In the diet and weight loss world, the concept of the calorie is a very mixed blessing. On the one hand, it does give us a way to compare foods. Unfortunately, when we compare foods ONLY using calories, we miss a huge part of the picture. It would be like comparing your friends based on their outfits. Are the best friends always the best dressers? Of course not. (She says, wearing old, red capri sweatpants and a baggy red shirt. Seriously.)

Calories tell us nothing about the nutritional value of a food. Just because marshmallows are low calorie does not mean they should play a starring role in your diet. Empty calories are still empty, even if they are low calorie. In some instances, like diet soda, the calories may be low but the end result (what the product does to your insulin levels, for example) may be detrimental. Calories do not help us determine whether or not we should eat a particular food.

Instead, I believe we need to focus on nutritional density. A product with low calories and zero nutritional benefits is not something we should consume. However, a product which is high calorie but packed with nutrition has an important place in our diets. If this product contains nutrients that create excellent health for our bodies, we should not omit it based on calories alone. Some examples of healthy foods which are high calorie: most cuts of beef, liver, egg yolks, all nuts, grass-fed butter, most cheeses, coconut oil, avocado, fish oil, flax seed oil.
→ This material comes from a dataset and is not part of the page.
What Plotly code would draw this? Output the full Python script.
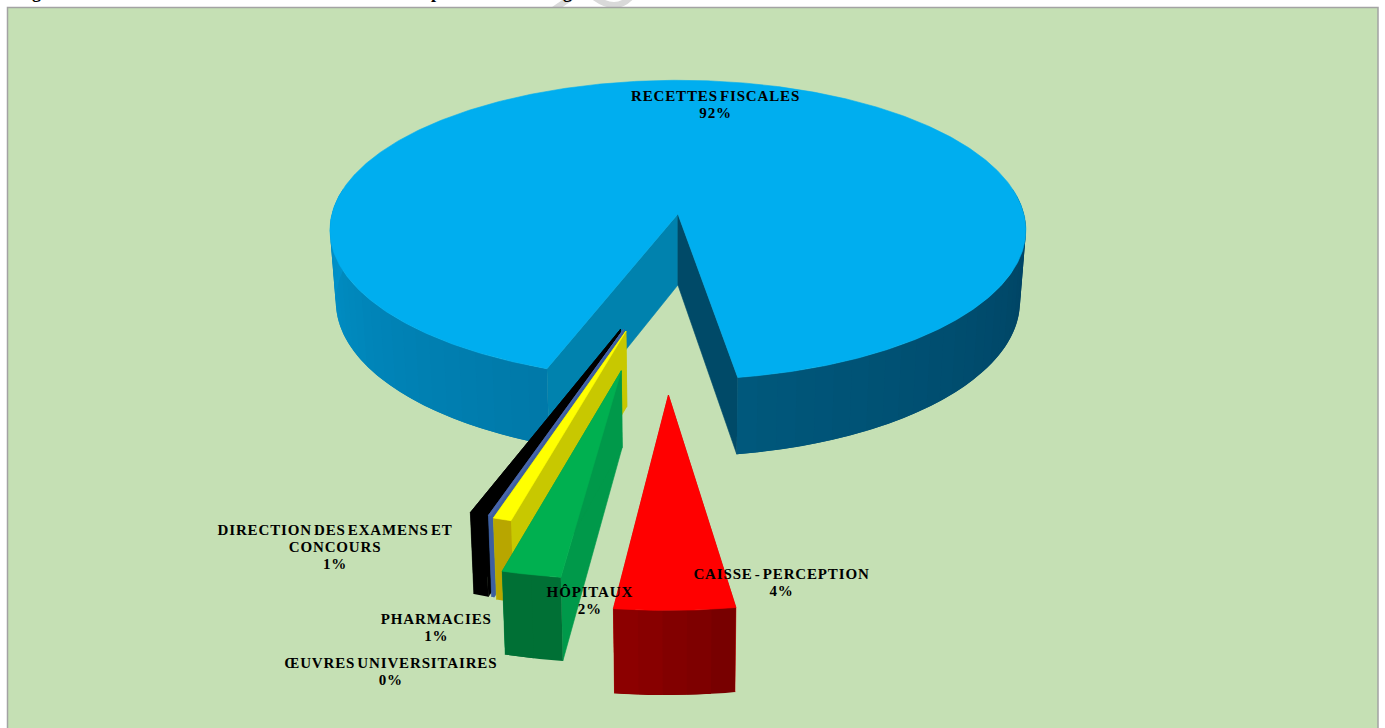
import numpy as np
import plotly.graph_objects as go

# ---- data ----
LABELS = ["RECETTES FISCALES", "CAISSE - PERCEPTION", "HÔPITAUX", "PHARMACIES",
          "ŒUVRES UNIVERSITAIRES", "DIRECTION DES EXAMENS ET<br>CONCOURS"]
VALUES = [92.0, 4.4, 2.2, 0.7, 0.1, 0.6]

# ---- style / layout ----
W, H = 1385, 728
GREEN_BG = "#C5E0B4"
CX, CY = 678.0, 214.0      # screen position of the reference point of the plan
RX, RY = 346.0, 148.0      # plan radius on screen
K = 0.107                  # perspective strength
DEPTH = 71.0               # pie thickness
DEPTH_POWER = 0.7          # how fast thickness grows towards the viewer
BASE_SHRINK = 0.017        # the underside is slightly narrower than the top
FIRST_ANGLE = 19.9         # clockwise from the front, degrees
CENTRE = (-0.0365, 0.376)  # pie centre in plan units
PULLS = [0.378, 0.706, 0.586, 0.368, 0.360, 0.362]
TOPS = ["#00AEEF", "#FF0000", "#00B050", "#FFFF00", "#4A66AC", "#000000"]
CUT_START = ["#0082AE", "#D00000", "#00994A", "#C8C800", "#3D5FA0", "#000000"]
CUT_END = ["#004A68", "#D00000", "#00994A", "#C8C800", "#3D5FA0", "#000000"]
# wall colour bands: (from angle, to angle, colour at from, colour at to)
WALLS = [
    [(None, 100, (0, 120, 168), (0, 148, 204)), (260, None, (0, 63, 94), (0, 88, 124))],
    [(None, None, (118, 0, 0), (143, 0, 0))],
    [(None, None, (0, 112, 53), (0, 112, 53))],
    [(None, None, (184, 166, 0), (184, 166, 0))],
    [(None, None, (61, 95, 160), (61, 95, 160))],
    [(None, None, (0, 0, 0), (0, 0, 0))],
]
LABEL_POS = [(715, 106), (781, 584), (590, 602), (436, 629), (391, 673), (335, 549)]
FONT = dict(family="Liberation Serif", size=15, color="#000000", weight="bold")


def project(u, v, z=0.0):
    s = 1.0 / (1.0 - K * v)
    return (CX + RX * u * s * (1.0 - BASE_SHRINK * z),
            CY + RY * v * s + DEPTH * z * s ** DEPTH_POWER)


def rim(a0, a1, n):
    phi = np.radians(np.linspace(a0, a1, n))
    return -np.sin(phi), np.cos(phi)


def poly(fig, xs, ys, color, name, edge=0.6):
    fig.add_trace(go.Scatter(
        x=np.r_[xs, xs[0]], y=np.r_[ys, ys[0]], mode="lines", fill="toself",
        fillcolor=color, line=dict(color=color, width=edge),
        hoverinfo="skip", showlegend=False, name=name))


def draw_slice(fig, a0, a1, pull, top, cut0, cut1, bands, name):
    mid = np.radians((a0 + a1) / 2)
    au = CENTRE[0] - np.sin(mid) * pull
    av = CENTRE[1] + np.cos(mid) * pull

    def at(us, vs, z=0.0):
        return project(au + us, av + vs, z)

    for ang, col in ((a0, cut0), (a1, cut1)):
        u1, v1 = rim(ang, ang, 1)
        xa, ya = at(0.0, 0.0)
        xb, yb = at(u1[0], v1[0])
        xc, yc = at(u1[0], v1[0], 1.0)
        xd, yd = at(0.0, 0.0, 1.0)
        poly(fig, np.array([xa, xb, xc, xd]), np.array([ya, yb, yc, yd]), col, name)

    for b0, b1, c0, c1 in bands:
        lo = a0 if b0 is None else b0
        hi = a1 if b1 is None else b1
        n = max(2, int((hi - lo) / 3) + 1)
        edges = np.linspace(lo, hi, n)
        for i in range(n - 1):
            t = (i + 0.5) / (n - 1)
            c = tuple(int(round(p + (q - p) * t)) for p, q in zip(c0, c1))
            # each band runs on under the next one, so no seam shows between them
            far = edges[min(i + 2, n - 1)]
            us, vs = rim(edges[i], far, 6)
            xt, yt = at(us, vs)
            xb, yb = at(us, vs, 1.0)
            poly(fig, np.r_[xt, xb[::-1]], np.r_[yt, yb[::-1]], "rgb(%d,%d,%d)" % c, name, edge=0)

    us, vs = rim(a0, a1, max(3, int(a1 - a0) * 2 + 3))
    xt, yt = at(us, vs)
    xa, ya = at(0.0, 0.0)
    poly(fig, np.r_[xa, xt], np.r_[ya, yt], top, name)


fig = go.Figure()

# slice angles come from the values, clockwise from FIRST_ANGLE
sweeps = np.array(VALUES) / sum(VALUES) * 360.0
starts = FIRST_ANGLE + np.r_[0.0, np.cumsum(sweeps)[:-1]]
ends = starts + sweeps
# after the large slice the angles wrap round to the front of the pie
geom = []
for i in range(len(VALUES)):
    a0, a1 = starts[i], ends[i]
    if i > 0:
        a0 -= 360.0
        a1 -= 360.0
    geom.append((a0, a1))

# back to front: large slice, then the thin ones from left to right
for i in [0, 5, 4, 3, 2, 1]:
    draw_slice(fig, geom[i][0], geom[i][1], PULLS[i], TOPS[i], CUT_START[i], CUT_END[i],
               WALLS[i], LABELS[i])

annotations = []
for lab, val, (lx, ly) in zip(LABELS, VALUES, LABEL_POS):
    annotations.append(dict(x=lx, y=ly, xref="x", yref="y", showarrow=False, align="center",
                            text="%s<br>%d%%" % (lab, round(val)), font=FONT,
                            xanchor="center", yanchor="middle"))
# the heading of the source page is cut off: only these descenders are visible
for ch, tx in (("g", 36), ("p", 436), ("g", 567)):
    annotations.append(dict(x=tx, y=3, xref="x", yref="y", showarrow=False, text=ch,
                            font=dict(family="Liberation Serif", size=18, color="#000000", weight="bold"),
                            xanchor="center", yanchor="bottom", borderpad=0))

shapes = [
    dict(type="path", path="M 553 10 L 572 -3", xref="x", yref="y", layer="below",
         line=dict(color="#D9D9D9", width=6)),
    dict(type="path", path="M 590 -6 Q 615 15 632 -4", xref="x", yref="y", layer="below",
         line=dict(color="#D9D9D9", width=6)),
    dict(type="rect", x0=7.5, y0=7.5, x1=1378, y1=760, xref="x", yref="y", layer="below",
         fillcolor=GREEN_BG, line=dict(color="#A3A3A3", width=1.5)),
]

fig.update_layout(
    width=W, height=H, margin=dict(l=0, r=0, t=0, b=0), autosize=False,
    paper_bgcolor="#FFFFFF", plot_bgcolor="#FFFFFF", showlegend=False,
    xaxis=dict(range=[0, W], visible=False, fixedrange=True),
    yaxis=dict(range=[H, 0], visible=False, fixedrange=True),
    shapes=shapes, annotations=annotations,
)

POST = """
document.body.style.margin='0';
document.documentElement.style.overflow='hidden';
document.querySelectorAll('.annotation-text').forEach(function(t){
  if (t.textContent.indexOf('%') < 0) return;
  t.style.letterSpacing='0.85px';
  t.style.wordSpacing='-2.5px';
  t.querySelectorAll('tspan.line').forEach(function(s, i){
    s.setAttribute('dy', (i * 1.13) + 'em');
  });
});
"""
fig.write_html("out.html", config=dict(displayModeBar=False), post_script=POST)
Some folks might like to convince you that you should eat only plant-based foods. Why not? After all, most plants contain more fiber and less calories than animal products. And dark green leafy veggies top the list of superfoods with iron, calcium, and loads of vitamins plus antioxidants. Don't get me wrong! I love kale and collards way more than the next guy, but even the ultra-healthy veggies cannot take the place of meat, poultry, fish, and eggs in our diet. Our bodies absorb nutrients, including protein, iron, and calcium, from animal products much more efficiently and easily than from vegetable sources. Not to mention the QUALITY of the protein differs immensely. Animal products contain very high quality protein with all the essential amino acids which our bodies require. Veggie-based proteins, not so much. And no matter what vitamins and nutrients whole grains might contain, the phytic acids and other anti-nutrients in them block the absorption of those nutrients.

Caloric density certainly matters when you are attempting to lose weight. But it matters a lot less than you think. Filling up on nutritionally empty but low calorie foods will only leave your body starving for nutrition and wreck your health in the name of dieting. This is no solution.

Instead, eat good stuff. Eat real whole foods from a wide variety of plant and animal sources. Eat the entire rainbow of vegetables and fruits. When choosing foods, look to nutrition first and calories second. Portion sizes matter. And so does enjoyment. Choose wisely!